(A run of records)
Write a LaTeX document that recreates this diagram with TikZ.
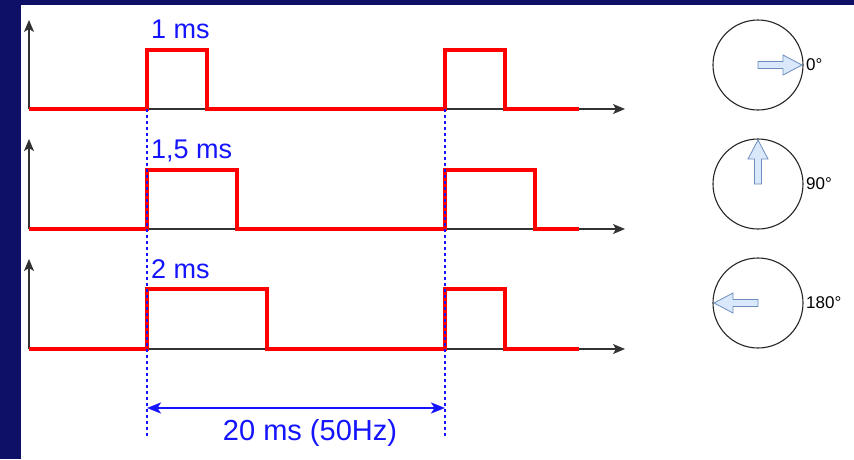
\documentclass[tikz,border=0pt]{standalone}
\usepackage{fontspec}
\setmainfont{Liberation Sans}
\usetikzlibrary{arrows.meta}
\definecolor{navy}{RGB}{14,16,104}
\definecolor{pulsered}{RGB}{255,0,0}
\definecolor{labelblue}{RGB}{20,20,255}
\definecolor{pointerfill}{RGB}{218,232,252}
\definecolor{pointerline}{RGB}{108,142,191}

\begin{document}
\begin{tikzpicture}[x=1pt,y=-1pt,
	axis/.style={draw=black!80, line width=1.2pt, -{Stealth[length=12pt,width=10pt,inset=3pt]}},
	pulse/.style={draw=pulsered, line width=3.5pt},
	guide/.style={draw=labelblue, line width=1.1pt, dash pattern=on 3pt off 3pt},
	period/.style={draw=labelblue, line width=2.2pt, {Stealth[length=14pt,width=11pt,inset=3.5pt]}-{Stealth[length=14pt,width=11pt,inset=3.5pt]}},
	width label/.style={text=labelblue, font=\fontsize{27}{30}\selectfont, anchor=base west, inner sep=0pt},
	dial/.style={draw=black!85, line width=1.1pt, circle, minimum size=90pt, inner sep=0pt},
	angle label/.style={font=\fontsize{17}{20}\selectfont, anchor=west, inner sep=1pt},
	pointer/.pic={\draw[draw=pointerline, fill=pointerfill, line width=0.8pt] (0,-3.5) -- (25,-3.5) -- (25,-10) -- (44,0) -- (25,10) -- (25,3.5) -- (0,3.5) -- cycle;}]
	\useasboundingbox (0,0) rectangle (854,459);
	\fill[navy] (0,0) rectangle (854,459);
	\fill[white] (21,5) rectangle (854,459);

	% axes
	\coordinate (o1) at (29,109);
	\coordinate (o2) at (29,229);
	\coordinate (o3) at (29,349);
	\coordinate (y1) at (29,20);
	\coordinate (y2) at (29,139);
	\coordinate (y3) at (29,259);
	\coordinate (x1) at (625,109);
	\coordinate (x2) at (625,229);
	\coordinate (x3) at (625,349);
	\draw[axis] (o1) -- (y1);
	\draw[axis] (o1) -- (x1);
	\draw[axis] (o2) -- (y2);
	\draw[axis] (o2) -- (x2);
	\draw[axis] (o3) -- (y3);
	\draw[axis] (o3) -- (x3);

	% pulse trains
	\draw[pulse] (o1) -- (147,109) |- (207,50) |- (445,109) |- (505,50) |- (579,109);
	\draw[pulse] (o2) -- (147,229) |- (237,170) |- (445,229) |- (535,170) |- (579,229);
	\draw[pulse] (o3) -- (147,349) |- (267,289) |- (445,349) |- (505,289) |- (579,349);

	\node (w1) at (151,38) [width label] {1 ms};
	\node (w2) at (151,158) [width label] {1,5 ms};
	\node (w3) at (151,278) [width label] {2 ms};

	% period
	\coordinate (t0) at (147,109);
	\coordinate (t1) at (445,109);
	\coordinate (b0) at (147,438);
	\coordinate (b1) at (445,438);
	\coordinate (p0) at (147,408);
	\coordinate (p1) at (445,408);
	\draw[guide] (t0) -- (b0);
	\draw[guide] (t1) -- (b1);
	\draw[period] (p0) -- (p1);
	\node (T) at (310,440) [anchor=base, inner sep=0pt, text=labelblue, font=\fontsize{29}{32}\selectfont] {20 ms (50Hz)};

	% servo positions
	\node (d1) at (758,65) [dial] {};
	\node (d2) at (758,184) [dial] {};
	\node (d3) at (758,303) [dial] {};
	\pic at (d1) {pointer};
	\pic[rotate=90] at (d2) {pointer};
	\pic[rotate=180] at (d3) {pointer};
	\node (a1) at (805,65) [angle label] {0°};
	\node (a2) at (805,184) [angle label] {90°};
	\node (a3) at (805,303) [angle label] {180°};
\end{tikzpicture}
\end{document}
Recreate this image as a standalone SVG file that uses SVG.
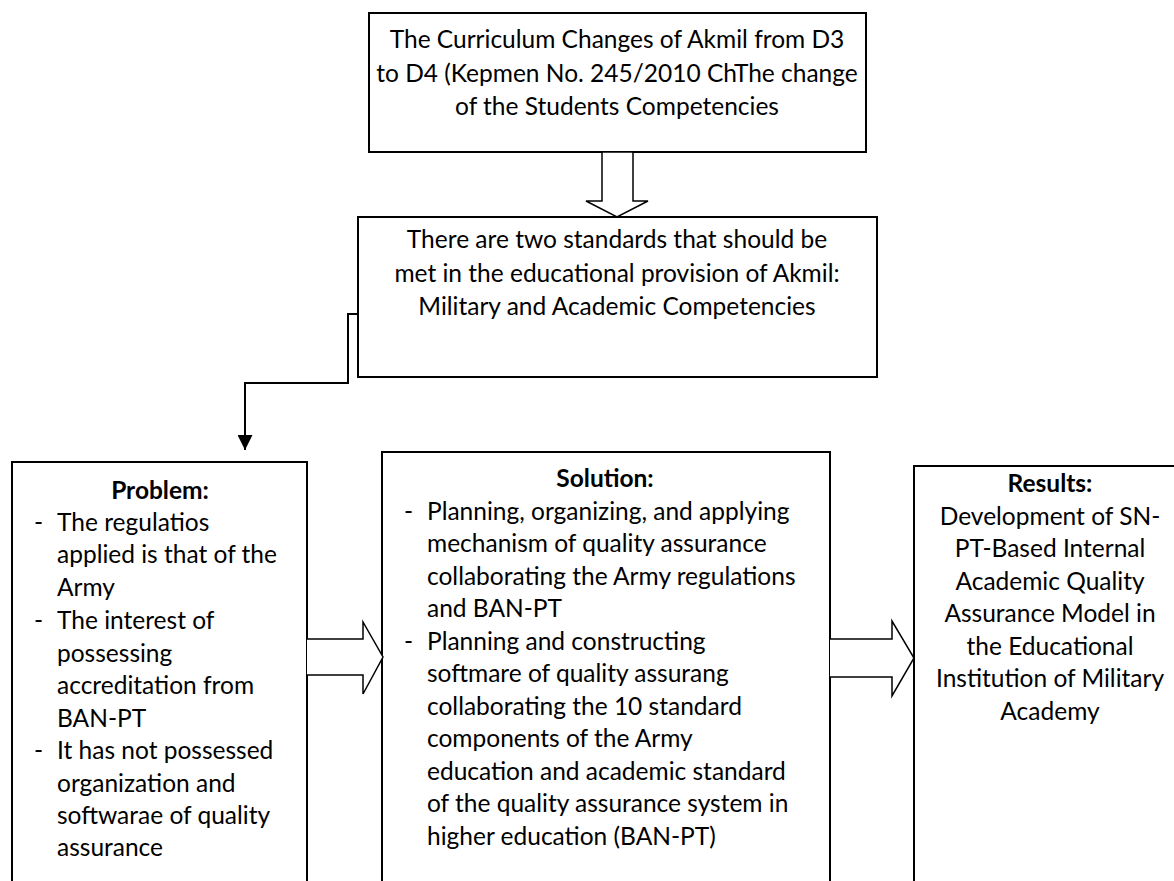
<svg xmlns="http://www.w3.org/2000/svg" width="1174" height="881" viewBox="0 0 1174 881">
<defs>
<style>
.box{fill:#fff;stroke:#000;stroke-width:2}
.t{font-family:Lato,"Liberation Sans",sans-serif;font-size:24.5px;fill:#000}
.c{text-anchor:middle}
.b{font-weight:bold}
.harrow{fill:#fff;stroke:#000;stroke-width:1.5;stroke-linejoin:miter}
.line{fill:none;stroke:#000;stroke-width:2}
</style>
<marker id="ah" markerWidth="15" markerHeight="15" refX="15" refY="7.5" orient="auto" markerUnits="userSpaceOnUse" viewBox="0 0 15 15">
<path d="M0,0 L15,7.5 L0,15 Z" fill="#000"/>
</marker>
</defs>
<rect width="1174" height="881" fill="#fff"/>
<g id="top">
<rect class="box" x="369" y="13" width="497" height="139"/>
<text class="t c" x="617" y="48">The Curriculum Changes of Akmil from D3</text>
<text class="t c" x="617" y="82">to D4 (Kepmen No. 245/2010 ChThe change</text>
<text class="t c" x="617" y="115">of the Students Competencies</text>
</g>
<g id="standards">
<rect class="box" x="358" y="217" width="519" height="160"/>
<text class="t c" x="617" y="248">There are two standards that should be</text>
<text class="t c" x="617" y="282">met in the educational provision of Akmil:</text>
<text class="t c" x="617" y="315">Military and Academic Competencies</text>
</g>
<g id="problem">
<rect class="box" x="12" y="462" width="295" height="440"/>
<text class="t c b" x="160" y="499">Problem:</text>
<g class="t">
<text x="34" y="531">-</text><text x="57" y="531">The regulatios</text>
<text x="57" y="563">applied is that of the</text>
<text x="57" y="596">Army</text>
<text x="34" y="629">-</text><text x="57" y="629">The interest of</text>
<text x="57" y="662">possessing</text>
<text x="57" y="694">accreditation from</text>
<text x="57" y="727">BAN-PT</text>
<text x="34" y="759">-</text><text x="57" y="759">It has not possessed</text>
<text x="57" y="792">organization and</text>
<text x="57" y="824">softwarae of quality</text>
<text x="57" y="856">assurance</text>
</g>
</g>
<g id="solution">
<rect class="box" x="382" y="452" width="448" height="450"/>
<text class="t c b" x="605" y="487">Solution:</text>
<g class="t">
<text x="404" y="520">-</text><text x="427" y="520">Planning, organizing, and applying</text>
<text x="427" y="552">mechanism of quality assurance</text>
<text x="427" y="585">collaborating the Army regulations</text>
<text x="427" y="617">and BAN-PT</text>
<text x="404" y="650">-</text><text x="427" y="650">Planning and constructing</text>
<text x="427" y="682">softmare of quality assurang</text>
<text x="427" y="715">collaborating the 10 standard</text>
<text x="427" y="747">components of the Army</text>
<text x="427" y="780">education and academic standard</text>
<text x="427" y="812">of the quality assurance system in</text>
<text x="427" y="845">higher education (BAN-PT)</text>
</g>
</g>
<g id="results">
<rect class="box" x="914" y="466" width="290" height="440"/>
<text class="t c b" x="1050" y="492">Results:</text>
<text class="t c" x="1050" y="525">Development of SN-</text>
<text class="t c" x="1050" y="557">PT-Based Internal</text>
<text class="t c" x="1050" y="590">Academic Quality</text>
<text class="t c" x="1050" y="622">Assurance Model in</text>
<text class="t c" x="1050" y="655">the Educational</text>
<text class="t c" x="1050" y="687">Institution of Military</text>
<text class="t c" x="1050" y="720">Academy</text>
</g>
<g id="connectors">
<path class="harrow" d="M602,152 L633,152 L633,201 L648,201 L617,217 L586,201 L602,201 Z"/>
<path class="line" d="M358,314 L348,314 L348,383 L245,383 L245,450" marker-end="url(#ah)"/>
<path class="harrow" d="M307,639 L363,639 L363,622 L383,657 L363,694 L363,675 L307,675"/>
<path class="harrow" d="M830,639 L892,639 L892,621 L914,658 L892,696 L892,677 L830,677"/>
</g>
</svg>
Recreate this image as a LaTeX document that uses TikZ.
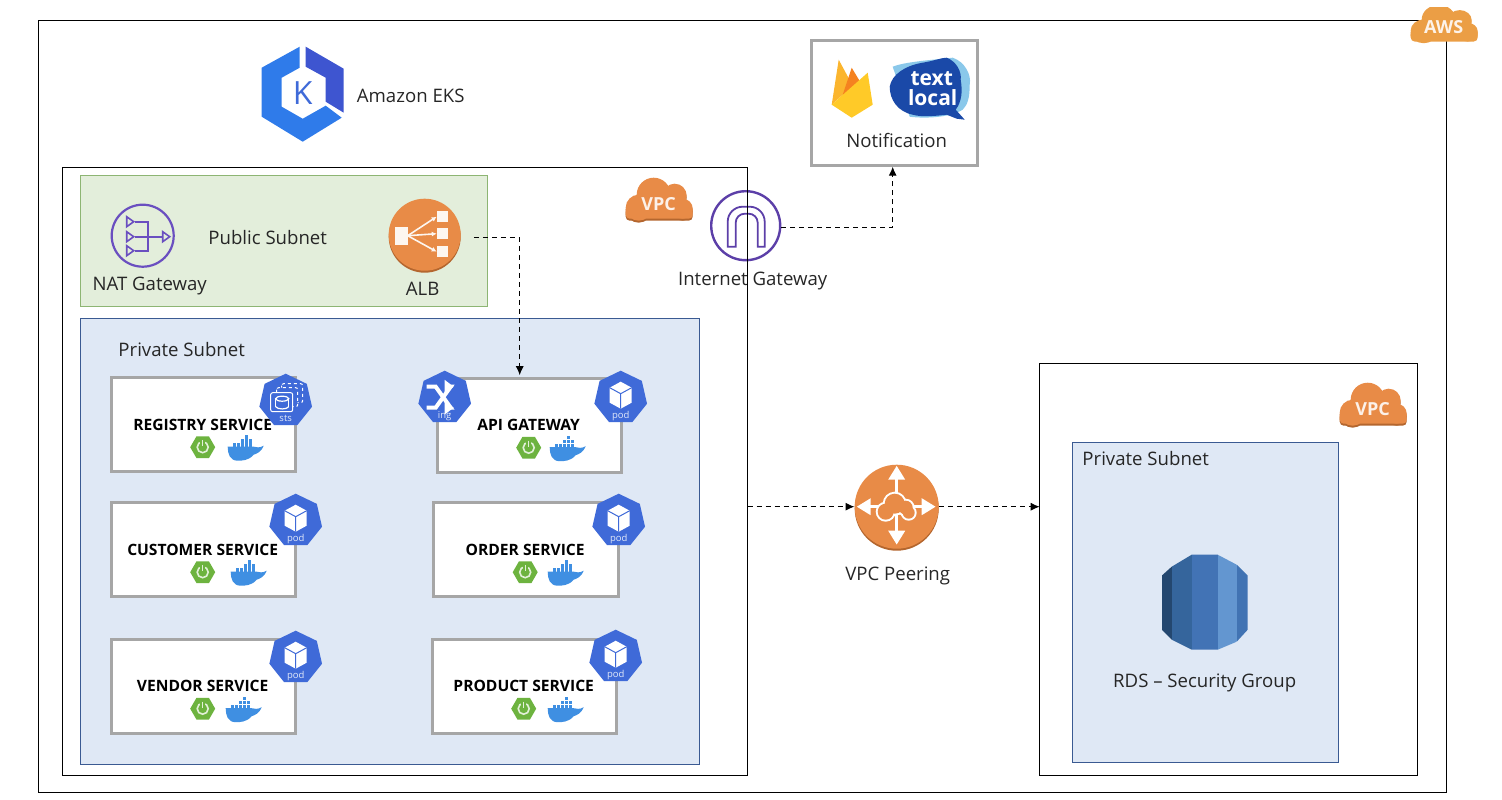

Do this – Repeat all of the entries word for word, but omit the pictures.

Worked answer –
Write a LaTeX document that recreates this diagram with TikZ.
\documentclass[tikz,border=0pt]{standalone}
\usepackage{fontspec}
\setmainfont{Liberation Sans}
\usetikzlibrary{arrows.meta}
\definecolor{navy}{RGB}{14,16,104}
\definecolor{pulsered}{RGB}{255,0,0}
\definecolor{labelblue}{RGB}{20,20,255}
\definecolor{pointerfill}{RGB}{218,232,252}
\definecolor{pointerline}{RGB}{108,142,191}

\begin{document}
\begin{tikzpicture}[x=1pt,y=-1pt,
	axis/.style={draw=black!80, line width=1.2pt, -{Stealth[length=12pt,width=10pt,inset=3pt]}},
	pulse/.style={draw=pulsered, line width=3.5pt},
	guide/.style={draw=labelblue, line width=1.1pt, dash pattern=on 3pt off 3pt},
	period/.style={draw=labelblue, line width=2.2pt, {Stealth[length=14pt,width=11pt,inset=3.5pt]}-{Stealth[length=14pt,width=11pt,inset=3.5pt]}},
	width label/.style={text=labelblue, font=\fontsize{27}{30}\selectfont, anchor=base west, inner sep=0pt},
	dial/.style={draw=black!85, line width=1.1pt, circle, minimum size=90pt, inner sep=0pt},
	angle label/.style={font=\fontsize{17}{20}\selectfont, anchor=west, inner sep=1pt},
	pointer/.pic={\draw[draw=pointerline, fill=pointerfill, line width=0.8pt] (0,-3.5) -- (25,-3.5) -- (25,-10) -- (44,0) -- (25,10) -- (25,3.5) -- (0,3.5) -- cycle;}]
	\useasboundingbox (0,0) rectangle (854,459);
	\fill[navy] (0,0) rectangle (854,459);
	\fill[white] (21,5) rectangle (854,459);

	% axes
	\coordinate (o1) at (29,109);
	\coordinate (o2) at (29,229);
	\coordinate (o3) at (29,349);
	\coordinate (y1) at (29,20);
	\coordinate (y2) at (29,139);
	\coordinate (y3) at (29,259);
	\coordinate (x1) at (625,109);
	\coordinate (x2) at (625,229);
	\coordinate (x3) at (625,349);
	\draw[axis] (o1) -- (y1);
	\draw[axis] (o1) -- (x1);
	\draw[axis] (o2) -- (y2);
	\draw[axis] (o2) -- (x2);
	\draw[axis] (o3) -- (y3);
	\draw[axis] (o3) -- (x3);

	% pulse trains
	\draw[pulse] (o1) -- (147,109) |- (207,50) |- (445,109) |- (505,50) |- (579,109);
	\draw[pulse] (o2) -- (147,229) |- (237,170) |- (445,229) |- (535,170) |- (579,229);
	\draw[pulse] (o3) -- (147,349) |- (267,289) |- (445,349) |- (505,289) |- (579,349);

	\node (w1) at (151,38) [width label] {1 ms};
	\node (w2) at (151,158) [width label] {1,5 ms};
	\node (w3) at (151,278) [width label] {2 ms};

	% period
	\coordinate (t0) at (147,109);
	\coordinate (t1) at (445,109);
	\coordinate (b0) at (147,438);
	\coordinate (b1) at (445,438);
	\coordinate (p0) at (147,408);
	\coordinate (p1) at (445,408);
	\draw[guide] (t0) -- (b0);
	\draw[guide] (t1) -- (b1);
	\draw[period] (p0) -- (p1);
	\node (T) at (310,440) [anchor=base, inner sep=0pt, text=labelblue, font=\fontsize{29}{32}\selectfont] {20 ms (50Hz)};

	% servo positions
	\node (d1) at (758,65) [dial] {};
	\node (d2) at (758,184) [dial] {};
	\node (d3) at (758,303) [dial] {};
	\pic at (d1) {pointer};
	\pic[rotate=90] at (d2) {pointer};
	\pic[rotate=180] at (d3) {pointer};
	\node (a1) at (805,65) [angle label] {0°};
	\node (a2) at (805,184) [angle label] {90°};
	\node (a3) at (805,303) [angle label] {180°};
\end{tikzpicture}
\end{document}
Recreate this image as a standalone SVG file that uses SVG.
<svg xmlns="http://www.w3.org/2000/svg" width="1174" height="881" viewBox="0 0 1174 881">
<defs>
<style>
.box{fill:#fff;stroke:#000;stroke-width:2}
.t{font-family:Lato,"Liberation Sans",sans-serif;font-size:24.5px;fill:#000}
.c{text-anchor:middle}
.b{font-weight:bold}
.harrow{fill:#fff;stroke:#000;stroke-width:1.5;stroke-linejoin:miter}
.line{fill:none;stroke:#000;stroke-width:2}
</style>
<marker id="ah" markerWidth="15" markerHeight="15" refX="15" refY="7.5" orient="auto" markerUnits="userSpaceOnUse" viewBox="0 0 15 15">
<path d="M0,0 L15,7.5 L0,15 Z" fill="#000"/>
</marker>
</defs>
<rect width="1174" height="881" fill="#fff"/>
<g id="top">
<rect class="box" x="369" y="13" width="497" height="139"/>
<text class="t c" x="617" y="48">The Curriculum Changes of Akmil from D3</text>
<text class="t c" x="617" y="82">to D4 (Kepmen No. 245/2010 ChThe change</text>
<text class="t c" x="617" y="115">of the Students Competencies</text>
</g>
<g id="standards">
<rect class="box" x="358" y="217" width="519" height="160"/>
<text class="t c" x="617" y="248">There are two standards that should be</text>
<text class="t c" x="617" y="282">met in the educational provision of Akmil:</text>
<text class="t c" x="617" y="315">Military and Academic Competencies</text>
</g>
<g id="problem">
<rect class="box" x="12" y="462" width="295" height="440"/>
<text class="t c b" x="160" y="499">Problem:</text>
<g class="t">
<text x="34" y="531">-</text><text x="57" y="531">The regulatios</text>
<text x="57" y="563">applied is that of the</text>
<text x="57" y="596">Army</text>
<text x="34" y="629">-</text><text x="57" y="629">The interest of</text>
<text x="57" y="662">possessing</text>
<text x="57" y="694">accreditation from</text>
<text x="57" y="727">BAN-PT</text>
<text x="34" y="759">-</text><text x="57" y="759">It has not possessed</text>
<text x="57" y="792">organization and</text>
<text x="57" y="824">softwarae of quality</text>
<text x="57" y="856">assurance</text>
</g>
</g>
<g id="solution">
<rect class="box" x="382" y="452" width="448" height="450"/>
<text class="t c b" x="605" y="487">Solution:</text>
<g class="t">
<text x="404" y="520">-</text><text x="427" y="520">Planning, organizing, and applying</text>
<text x="427" y="552">mechanism of quality assurance</text>
<text x="427" y="585">collaborating the Army regulations</text>
<text x="427" y="617">and BAN-PT</text>
<text x="404" y="650">-</text><text x="427" y="650">Planning and constructing</text>
<text x="427" y="682">softmare of quality assurang</text>
<text x="427" y="715">collaborating the 10 standard</text>
<text x="427" y="747">components of the Army</text>
<text x="427" y="780">education and academic standard</text>
<text x="427" y="812">of the quality assurance system in</text>
<text x="427" y="845">higher education (BAN-PT)</text>
</g>
</g>
<g id="results">
<rect class="box" x="914" y="466" width="290" height="440"/>
<text class="t c b" x="1050" y="492">Results:</text>
<text class="t c" x="1050" y="525">Development of SN-</text>
<text class="t c" x="1050" y="557">PT-Based Internal</text>
<text class="t c" x="1050" y="590">Academic Quality</text>
<text class="t c" x="1050" y="622">Assurance Model in</text>
<text class="t c" x="1050" y="655">the Educational</text>
<text class="t c" x="1050" y="687">Institution of Military</text>
<text class="t c" x="1050" y="720">Academy</text>
</g>
<g id="connectors">
<path class="harrow" d="M602,152 L633,152 L633,201 L648,201 L617,217 L586,201 L602,201 Z"/>
<path class="line" d="M358,314 L348,314 L348,383 L245,383 L245,450" marker-end="url(#ah)"/>
<path class="harrow" d="M307,639 L363,639 L363,622 L383,657 L363,694 L363,675 L307,675"/>
<path class="harrow" d="M830,639 L892,639 L892,621 L914,658 L892,696 L892,677 L830,677"/>
</g>
</svg>
Recreate this image as a LaTeX document that uses TikZ.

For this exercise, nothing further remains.